WHO WERE YOU in 1991? A film that rocked the equilibrium of women in western society was penned and first saw light of day that year. Thelma and Louise continues to be as relevant, as tight and as wise as it was 30 years ago. If you saw it then, or even if you didn’t, it’s back.
One of the brilliant things about platforms such as Showmax or Netflix is that they can offer slices of nostalgia that are as much about you as they are about the history of filmmaking. Ridley Scott’s iconic Thelma and Louise, is a recent release on Showmax.
And for a paean to the courage of women in a world of men who can do and say what they like, it hasn’t lost a speck of its original sheen or chutzpah, in fact, it is so fantastically retro in its production design, that it is perhaps even more delicious now than it ever was.
Featuring Susan Sarandon and Geena Davis in the leads, this snappy, sexy and cheeky film is more than about giving the finger to the abusive husband and hitting the road with your girlfriends. It’s about the power of women friends, about getting laid properly and the seriousness of priorities.
The two women go for a weekend away, but a bad incident with a stranger at a bar en route, finds them on the other side of the law, and the party gets wilder as the seriousness of their crime becomes known – and multiplies out of a mix of desperation and bravado.
With simple premises, the work is about the glorious flash of freedom that a maverick solution presents. It’s about grabbing everything you have and taking it to the limits. An essay in courage, that buttonholed the world by its soul and reached idiomatic levels, Thelma and Louise is a film that any self-respecting film watcher should have in their heads.

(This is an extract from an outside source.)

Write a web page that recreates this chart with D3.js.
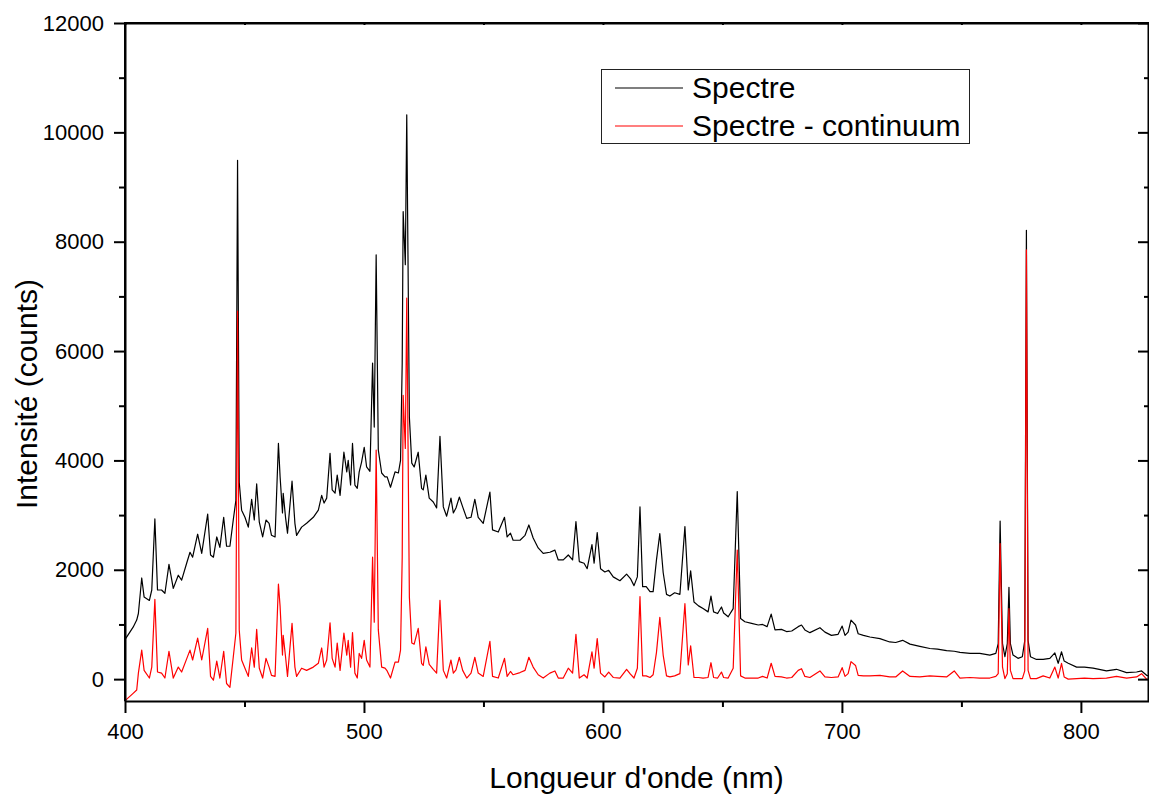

It’s also a lesson in clean narrative. By focusing on the tale itself, the work, which features an exceptionally strong yet simple screenplay, offers a foray into many things, from the sexism of the state of Texas to the folly of the law, American urban landscape, to the comeuppance that rude men get, yet it doesn’t digress by an inch in the trailblazing path it cuts, through human society, mistakes, coincidences and actions. This film boasts a denouement that carries its story to an end that is never about backing down, but about holding up a flame to the value of being alive, free and at a peak of potency. It is fire!
Thelma and Louise is directed by Ridley Scott and features a cast headed by Jason Beghe, Timothy Carhart, Geena Davis, Sonny Carl Davis, Michael Delman, Shelly Desai, Rob Roy Fitzgerald, Lucinda Jenney, Harvey Keitel, Jack Lindine, Michael Madsen, Carol Mansell, Christopher McDonald, Brad Pitt, Stephen Polk, Kristel L Rose, Susan Sarandon, Ken Swofford, Stephen Tobolowsky and Noel L Walcott. Written by Callie Khouri, it is produced by Mimi Polk Gitlin and Ridley Scott, and features creative input by Hans Zimmer (music), Adrian Biddle (director of photography), Thom Noble (editing), Louis DiGiaimo (casting), Norris Spencer (production design) and Elizabeth McBride (costumes). It is available on ShowMax.